To save her twin sister's career, Jess is pretending to be Lora who's gone missing. She's just been out for the evening with Kyle Drummond, the director of Lora's new show in London’s West End.
And this was the six:
Kyle tightened his arm around her and Jess closed her eyes, not to relax but to try to think straight and to work out just how she was going to extricate herself from what seemed to be the inevitable sequel to all this.
She couldn’t say she was tired, not when she’d made such a fuss about wanting to stay at the club, but there were limits to what she was prepared to do ‘for Lora’s sake’ and going to bed with Kyle Drummond was definitely way beyond the limits. If that was what he expected, then she would have to admit to the whole pretence, even if it ruined everything for tomorrow's TV interview and Lora’s contract.

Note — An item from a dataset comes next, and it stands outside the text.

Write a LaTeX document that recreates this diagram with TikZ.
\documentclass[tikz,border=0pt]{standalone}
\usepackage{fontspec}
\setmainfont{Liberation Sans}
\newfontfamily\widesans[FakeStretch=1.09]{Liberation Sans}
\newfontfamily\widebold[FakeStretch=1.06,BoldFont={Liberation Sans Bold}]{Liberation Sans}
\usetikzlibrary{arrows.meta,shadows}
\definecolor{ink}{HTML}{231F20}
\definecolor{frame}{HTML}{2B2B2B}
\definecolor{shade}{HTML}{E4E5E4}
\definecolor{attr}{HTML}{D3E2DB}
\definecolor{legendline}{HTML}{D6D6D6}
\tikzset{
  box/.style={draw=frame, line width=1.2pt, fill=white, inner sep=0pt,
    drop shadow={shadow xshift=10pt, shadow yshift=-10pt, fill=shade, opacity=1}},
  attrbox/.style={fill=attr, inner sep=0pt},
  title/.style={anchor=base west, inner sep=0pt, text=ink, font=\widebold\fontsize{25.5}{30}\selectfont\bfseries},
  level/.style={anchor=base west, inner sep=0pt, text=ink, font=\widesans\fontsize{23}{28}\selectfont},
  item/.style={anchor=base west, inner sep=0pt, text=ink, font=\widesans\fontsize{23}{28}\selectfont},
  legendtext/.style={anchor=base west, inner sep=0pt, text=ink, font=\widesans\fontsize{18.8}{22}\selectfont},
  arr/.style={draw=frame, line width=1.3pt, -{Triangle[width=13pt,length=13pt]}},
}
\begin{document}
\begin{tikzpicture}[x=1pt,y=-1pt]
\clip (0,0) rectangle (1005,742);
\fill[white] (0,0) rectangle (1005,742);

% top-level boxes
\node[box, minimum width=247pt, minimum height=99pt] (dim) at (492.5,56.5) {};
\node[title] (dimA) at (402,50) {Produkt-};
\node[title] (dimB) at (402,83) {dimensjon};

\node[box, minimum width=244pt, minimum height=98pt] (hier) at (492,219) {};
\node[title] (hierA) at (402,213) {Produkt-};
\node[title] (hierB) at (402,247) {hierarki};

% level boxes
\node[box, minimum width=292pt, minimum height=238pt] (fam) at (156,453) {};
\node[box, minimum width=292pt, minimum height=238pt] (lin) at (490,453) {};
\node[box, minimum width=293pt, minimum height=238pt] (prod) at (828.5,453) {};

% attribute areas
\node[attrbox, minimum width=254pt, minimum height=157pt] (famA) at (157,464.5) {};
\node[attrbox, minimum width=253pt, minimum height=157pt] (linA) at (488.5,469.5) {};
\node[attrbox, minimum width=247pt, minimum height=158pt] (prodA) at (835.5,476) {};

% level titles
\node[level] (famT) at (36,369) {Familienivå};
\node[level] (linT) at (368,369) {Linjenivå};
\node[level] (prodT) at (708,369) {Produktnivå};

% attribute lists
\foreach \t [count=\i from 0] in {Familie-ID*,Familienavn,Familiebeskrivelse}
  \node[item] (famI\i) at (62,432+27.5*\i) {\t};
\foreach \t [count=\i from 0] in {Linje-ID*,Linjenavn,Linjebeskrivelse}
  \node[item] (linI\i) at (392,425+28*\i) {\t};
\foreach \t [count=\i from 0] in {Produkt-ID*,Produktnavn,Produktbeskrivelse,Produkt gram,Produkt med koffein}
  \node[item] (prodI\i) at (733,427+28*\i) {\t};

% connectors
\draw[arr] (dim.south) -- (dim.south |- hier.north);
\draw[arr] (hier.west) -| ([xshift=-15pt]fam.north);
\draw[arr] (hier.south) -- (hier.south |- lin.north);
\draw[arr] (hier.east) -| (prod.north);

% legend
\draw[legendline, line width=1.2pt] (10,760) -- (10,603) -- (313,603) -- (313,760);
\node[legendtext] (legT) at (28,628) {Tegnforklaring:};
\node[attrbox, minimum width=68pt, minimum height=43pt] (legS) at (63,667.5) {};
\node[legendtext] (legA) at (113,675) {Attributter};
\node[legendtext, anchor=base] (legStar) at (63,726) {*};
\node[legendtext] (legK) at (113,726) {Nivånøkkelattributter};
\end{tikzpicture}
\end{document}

When the cab came to a standstill outside Lora’s apartment, she eased herself away from him but couldn’t stop herself from looking round at him. “God, I want you,” he breathed, his voice husky.
She stared at him, sure he must be able to hear the sudden frantic pounding of her heart.
That first time, I had 18 comments, most saying similar things e.g. “What a sticky situation. Can't wait to find out how she handles it.”
I’ll admit that, at times, I have ‘edited’ my six slightly, either by missing out a sentence or two from the original, or by combining two sentences into one, in order to provide a meaningful six. Most of my ‘sixes’ are usually much shorter, too, than this first excerpt.
You’re not expected to visit all the other contributors (there are now 200 or more each Sunday), but of course you can’t expect other people to visit your blog if you don’t make an effort to visit theirs. It’s time-consuming, of course, visiting many different blogs each Sunday and leaving comments. Of course, I always try to make positive comments even if excerpts about vampires, shape-shifters etc do not appeal to me personally! I also make every effort to respond to the comments on my blog, although i do wonder if anyone actually has the time to return to read them! The net result is that, over the last year, I have built up a ‘network’ of contacts and, in some cases, new friends.
So how does all this affect promotion and marketing? To begin with, I looked on it simply as a case of getting my name known and making more contacts. I had absolutely no idea whether it led to any sales – until a couple of weeks ago.
On July 8, one commenter said she had just bought my latest book ‘Changing the Future’ from Amazon. A week later, she posted a 5* review – which began: “I loved this book. I rarely read straight up romance, but after reading snippets of this book on the author's blog, I thought it really sounded good.”
Last Sunday, four other commenters said they had my book in their TBR pile. Okay, it’s not thousands(!), and it’s taken about 40-50 Sundays (I did miss some!) to reach this point. I leave it to you to decide whether or not this kind of promotion is worth the effort one puts into it week by week but, of course, even one sale is better than none!